Instructions to follow: Which lines hold the word "chart"? Copy each of them from the material.

Given data:
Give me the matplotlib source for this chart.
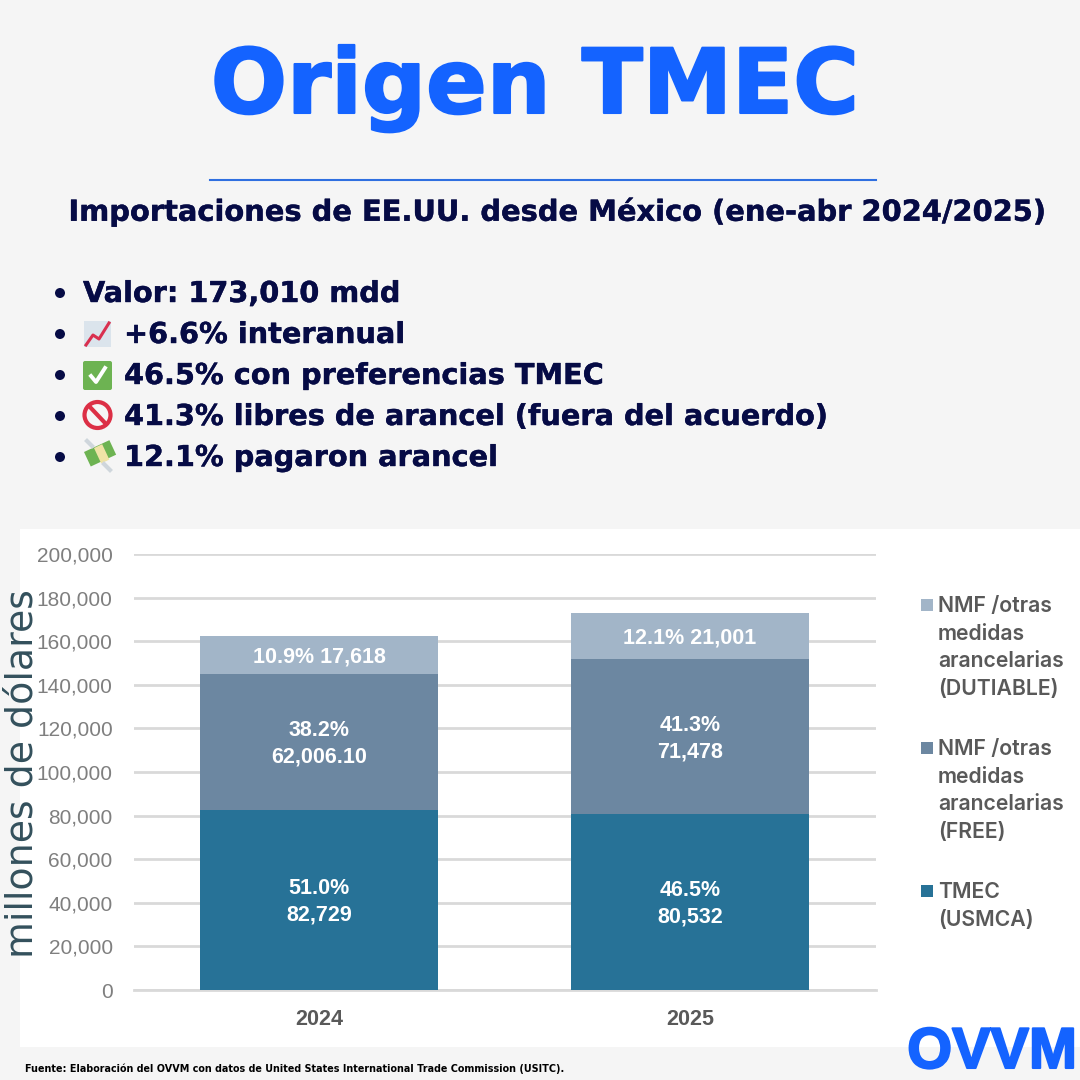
import matplotlib
matplotlib.use("Agg")
import matplotlib.pyplot as plt
import matplotlib.patheffects as pe
from matplotlib.patches import Rectangle, Circle, FancyBboxPatch
from matplotlib.ticker import FuncFormatter

# data
years = ["2024", "2025"]
tmec = [82729, 80532]
free = [62006.10, 71478]
dutiable = [17618, 21001]
tmec_labels = ["51.0%\n82,729", "46.5%\n80,532"]
free_labels = ["38.2%\n62,006.10", "41.3%\n71,478"]
dutiable_labels = ["10.9% 17,618", "12.1% 21,001"]
y_ticks = [0, 20000, 40000, 60000, 80000, 100000, 120000, 140000, 160000, 180000, 200000]
legend_names = ["NMF /otras\nmedidas\narancelarias\n(DUTIABLE)", "NMF /otras\nmedidas\narancelarias\n(FREE)", "TMEC\n(USMCA)"]
bullets = ["Valor: 173,010 mdd", "+6.6% interanual", "46.5% con preferencias TMEC",
           "41.3% libres de arancel (fuera del acuerdo)", "12.1% pagaron arancel"]

BG = "#f5f5f5"
BLUE = "#1463ff"
NAVY = "#060b45"
C_TMEC = "#277297"
C_FREE = "#6c87a1"
C_DUT = "#a2b5c8"

fig = plt.figure(figsize=(10.8, 10.8), dpi=100, facecolor=BG)

# overlay in pixel coords for the poster parts
bg = fig.add_axes([0, 0, 1, 1])
bg.set_xlim(0, 1080)
bg.set_ylim(1080, 0)
bg.axis("off")
bg.add_patch(Rectangle((20, 529), 1060, 518, fc="white", ec="none"))

bg.text(535, 113, "Origen TMEC", color=BLUE, fontsize=64.5, fontweight="bold", family="DejaVu Sans",
        ha="center", va="baseline",
        path_effects=[pe.withStroke(linewidth=1.5, foreground=BLUE)])
bg.plot([210, 876], [180, 180], color="#2f6fe0", lw=1.5)
bg.text(556, 212, "Importaciones de EE.UU. desde México (ene-abr 2024/2025)", color=NAVY,
        fontsize=20.8, fontweight="bold", family="DejaVu Sans", ha="center", va="center",
        path_effects=[pe.withStroke(linewidth=0.3, foreground=NAVY)])

# bullet list
row_y = [294, 335, 376, 417, 458]
text_x = [83, 124, 124, 124, 124]
for y, x, txt in zip(row_y, text_x, bullets):
    bg.add_patch(Circle((60, y - 1), 5, fc=NAVY, ec="none"))
    bg.text(x, y, txt, color=NAVY, fontsize=20.7, fontweight="bold", family="DejaVu Sans",
            ha="left", va="center", path_effects=[pe.withStroke(linewidth=0.3, foreground=NAVY)])

# emoji stand-ins
bg.add_patch(Rectangle((84, 321), 27, 26, fc="#dbe4ec", ec="none"))
bg.plot([86, 93, 99, 109], [345, 335, 339, 323], color="#d9304f", lw=2.2)
bg.add_patch(FancyBboxPatch((84, 362), 27, 27, boxstyle="round,pad=1,rounding_size=2", fc="#6db352", ec="none"))
bg.plot([91, 96, 105], [376, 382, 368], color="white", lw=2.8)
bg.add_patch(Circle((97.5, 415), 13, fc="none", ec="#dc2f45", lw=3))
bg.plot([89, 106], [406, 424], color="#dc2f45", lw=3)
bg.add_patch(Rectangle((84, 452), 28, 16, angle=-25, fc="#6db352", ec="none"))
bg.add_patch(Rectangle((94, 448), 9, 17, angle=-25, fc="#efe3a6", ec="none"))
bg.plot([87, 92], [441, 446], color="#cfd6dc", lw=3)
bg.plot([104, 110], [464, 470], color="#cfd6dc", lw=3)

# chart
ax = fig.add_axes([133.5 / 1080, (1080 - 990) / 1080, 742 / 1080, 436 / 1080])
ax.patch.set_alpha(0)
x = list(range(len(years)))
w = 0.644
ax.bar(x, tmec, w, color=C_TMEC, zorder=3)
ax.bar(x, free, w, bottom=tmec, color=C_FREE, zorder=3)
bottoms = [a + b for a, b in zip(tmec, free)]
ax.bar(x, dutiable, w, bottom=bottoms, color=C_DUT, zorder=3)

label_style = dict(color="white", fontsize=15.5, fontweight="bold", family="Liberation Sans",
                   ha="center", va="center", zorder=4, linespacing=1.35,
                   xytext=(0, -1.4), textcoords="offset points")
for i in x:
    ax.annotate(tmec_labels[i], (i, tmec[i] / 2), **label_style)
    ax.annotate(free_labels[i], (i, tmec[i] + free[i] / 2), **label_style)
    ax.annotate(dutiable_labels[i], (i, bottoms[i] + dutiable[i] / 2), **label_style)

ax.set_xlim(-0.5, 1.5)
ax.set_ylim(0, 200000)
ax.set_yticks(y_ticks)
ax.yaxis.set_major_formatter(FuncFormatter(lambda v, p: f"{int(v):,}"))
ax.set_xticks(x, years)
ax.grid(axis="y", color="#d9d9d9", lw=2, zorder=0)
ax.set_axisbelow(True)
for s in ["top", "right", "left"]:
    ax.spines[s].set_visible(False)
ax.spines["bottom"].set_color("#d9d9d9")
ax.spines["bottom"].set_linewidth(2)
ax.tick_params(length=0)
ax.tick_params(axis="y", labelsize=15, labelcolor="#7f7f7f", pad=15)
ax.tick_params(axis="x", labelsize=15.5, labelcolor="#595959", pad=14)
for lab in ax.get_yticklabels():
    lab.set_family("Liberation Sans")
for lab in ax.get_xticklabels():
    lab.set_family("Liberation Sans")
    lab.set_fontweight("bold")

bg.text(23, 774, "millones de dólares", color="#33505c", fontsize=27.3, family="DejaVu Sans",
        rotation=90, ha="center", va="center", zorder=5)

# legend
swatch_y = [605, 748, 891]
for y, name, c in zip(swatch_y, legend_names, [C_DUT, C_FREE, C_TMEC]):
    bg.add_patch(Rectangle((921, y - 6), 12, 12, fc=c, ec="none"))
    bg.text(938, y - 9, name, color="#595959", fontsize=15.3, fontweight="semibold", family="Inter",
            ha="left", va="top", linespacing=1.48)

bg.text(25, 1069, "Fuente: Elaboración del OVVM con datos de United States International Trade Commission (USITC).",
        color="black", fontsize=6.95, fontweight="bold", family="DejaVu Sans", ha="left", va="center")

bg.text(992, 1068, "OVVM", color=BLUE, fontsize=41.5, fontweight="bold", family="Liberation Sans",
        ha="center", va="baseline", path_effects=[pe.withStroke(linewidth=1.5, foreground=BLUE)])

fig.savefig("out.png", dpi=100, facecolor=BG)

Exercise answer:
Give me the matplotlib source for this chart.
# chart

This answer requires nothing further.